Medo, Manuel não sentiu nenhum, mesmo quando estava de andarilho sobre o piso de gradeamento aberto, com vista direta para a garganta do Paiva e as rochas lá no fundo. "Senti admiração. Não contava que fosse uma ponte tão grande", explica o sénior.
Hugo Rocha é um dos guias de serviço na estrutura e afirma que Manuel terá sido assim o visitante mais idoso a atravessá-la, o que é de particular mérito considerando que tantos outros pagam bilhete e acabam por desistir à chegada.
"A maioria das pessoas já vem preparada para o que vai encontrar, com umas a fazerem o trajeto disparadas, como uma bala, para chegarem o mais rápido possível ao outro lado, e outras a caminhar sempre agarradas aos varões, para se sentirem mais seguras. Mas também há muitas que vêm com a ideia de tentar, de superar o medo, e, mal chegam aos pórticos e veem as escarpas, desistem logo e ficam lá sozinhas à espera dos amigos, enquanto eles vão e vêm", recorda.

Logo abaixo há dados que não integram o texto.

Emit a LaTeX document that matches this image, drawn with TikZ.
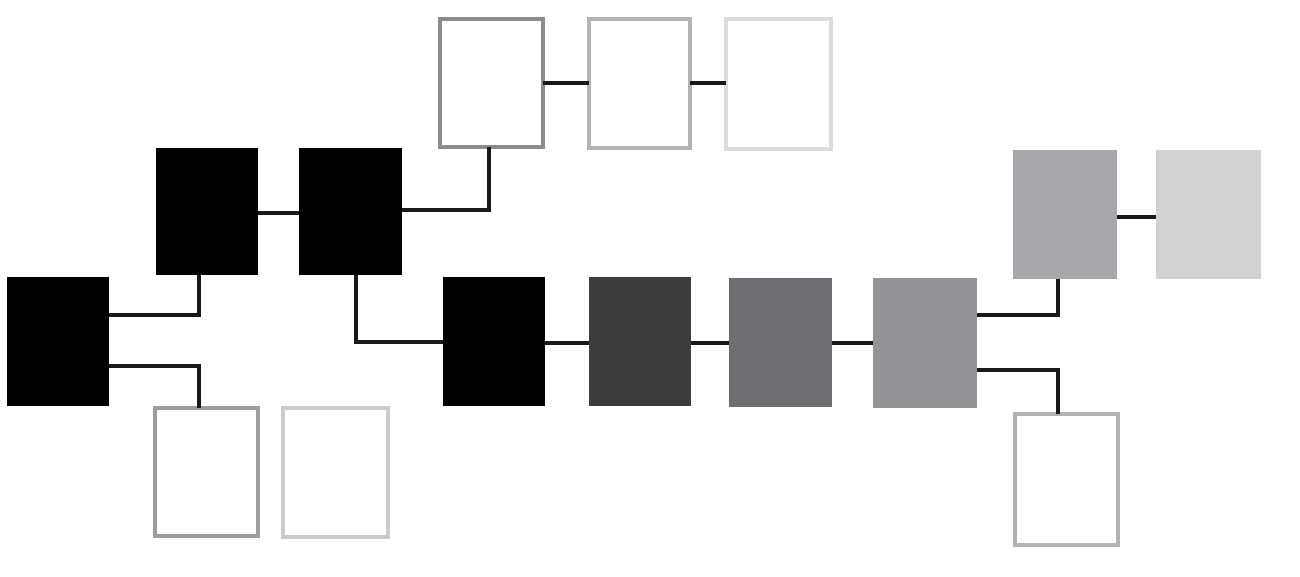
\documentclass[tikz,border=0pt]{standalone}
\usetikzlibrary{calc}
\definecolor{cTa}{HTML}{8C8C8E}
\definecolor{cTb}{HTML}{B2B3B5}
\definecolor{cTc}{HTML}{DCDCDC}
\definecolor{cEa}{HTML}{9D9D9F}
\definecolor{cEb}{HTML}{CBCBCC}
\definecolor{cEc}{HTML}{B3B3B5}
\definecolor{cCb}{HTML}{3C3C3E}
\definecolor{cCc}{HTML}{6D6E71}
\definecolor{cCd}{HTML}{939497}
\definecolor{cGa}{HTML}{A7A8AB}
\definecolor{cGb}{HTML}{D1D2D4}
\tikzset{
  fbox/.style={rectangle, inner sep=0pt, outer sep=0pt, fill=#1},
  obox/.style={rectangle, inner sep=0pt, outer sep=0pt, draw=#1, line width=4pt, fill=white},
  link/.style={line width=4pt, draw=black!90}
}
\begin{document}
\begin{tikzpicture}[x=1pt,y=1pt]
\useasboundingbox (0,0) rectangle (1300,-577);
% filled boxes
\node[fbox=black, minimum width=102, minimum height=129] (L) at (58,-341.5) {};
\node[fbox=black, minimum width=102, minimum height=127] (B1) at (207,-211.5) {};
\node[fbox=black, minimum width=103, minimum height=127] (B2) at (350.5,-211.5) {};
\node[fbox=black, minimum width=102, minimum height=129] (C1) at (494,-341.5) {};
\node[fbox=cCb, minimum width=102, minimum height=129] (C2) at (640,-341.5) {};
\node[fbox=cCc, minimum width=103, minimum height=129] (C3) at (780.5,-342.5) {};
\node[fbox=cCd, minimum width=104, minimum height=130] (C4) at (925,-343) {};
\node[fbox=cGa, minimum width=104, minimum height=129] (G1) at (1065,-214.5) {};
\node[fbox=cGb, minimum width=105, minimum height=129] (G2) at (1208.5,-214.5) {};
% outlined boxes
\node[obox=cTa, minimum width=103, minimum height=128] (T1) at (491.5,-83) {};
\node[obox=cTb, minimum width=101, minimum height=129] (T2) at (639.5,-83.5) {};
\node[obox=cTc, minimum width=105, minimum height=130] (T3) at (778.5,-84) {};
\node[obox=cEa, minimum width=103, minimum height=128] (E1) at (206.5,-472) {};
\node[obox=cEb, minimum width=105, minimum height=129] (E2) at (335.5,-472.5) {};
\node[obox=cEc, minimum width=103, minimum height=131] (E3) at (1066.5,-479.5) {};
% connectors
\draw[link] (L.east |- 0,-315) -| ([xshift=-8]B1.south);
\draw[link] (L.east |- 0,-366) -| ([xshift=-7.5]E1.north);
\draw[link] (B1.east |- 0,-213) -- (B2.west |- 0,-213);
\draw[link] (B2.east |- 0,-210) -| ([xshift=-2.5]T1.south);
\draw[link] (T1.east |- 0,-83) -- (T2.west |- 0,-83);
\draw[link] (T2.east |- 0,-83) -- (T3.west |- 0,-83);
\draw[link] ([xshift=5.5]B2.south) |- (C1.west |- 0,-342);
\draw[link] (C1.east |- 0,-343) -- (C2.west |- 0,-343);
\draw[link] (C2.east |- 0,-343) -- (C3.west |- 0,-343);
\draw[link] (C3.east |- 0,-343) -- (C4.west |- 0,-343);
\draw[link] (C4.east |- 0,-315) -| ([xshift=-7]G1.south);
\draw[link] (C4.east |- 0,-370) -| ([xshift=-8.5]E3.north);
\draw[link] (G1.east |- 0,-217) -- (G2.west |- 0,-217);
\end{tikzpicture}
\end{document}
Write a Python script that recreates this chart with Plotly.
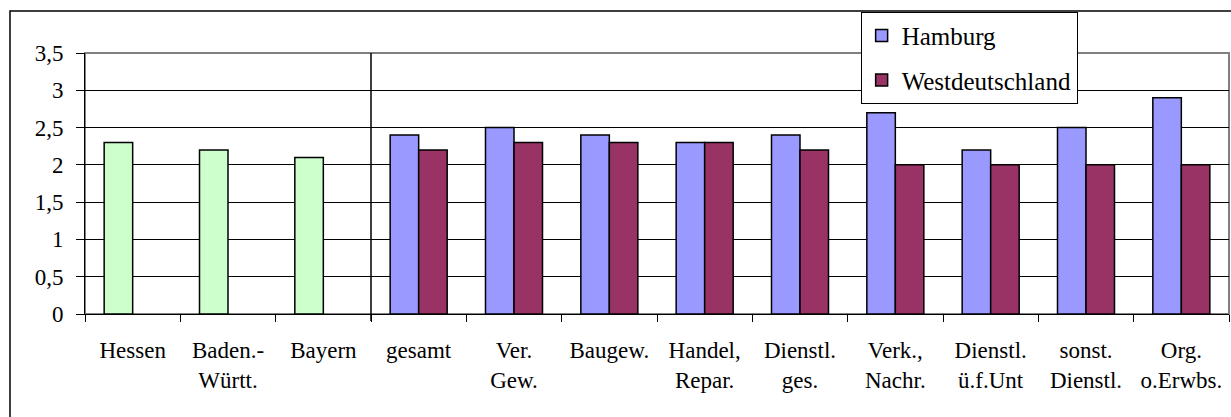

Procurando controlar tudo em seu redor como ainda controla os cartões multibanco, Manuel ouve que dá para descer a pé até ao fundo do vale e pergunta: "Há uma descida direta para o rio, lá em baixo?". Respondem-lhe que sim, que há um trajeto pedestre até ao fundo do vale, para se descer pelas margens mesmo até à água. Não era um convite, mas ele, que a essa hora já costuma estar a fazer a sua sesta, avisa logo: "Isso é melhor não. Antes quero ir a direito embora".
A Ponte 516 Arouca é parte dos Passadiços do Paiva, que, integrados no Geoparque de Arouca, foram inaugurados em 2015 e se estendem por 8,7 quilómetros ao longo de uma margem antes intocada desse rio. Na sua primeira década de atividade, assinalada em junho deste ano, essa estrutura recebeu mais de 1,8 milhões de visitantes, dos quais 10% de nacionalidade estrangeira.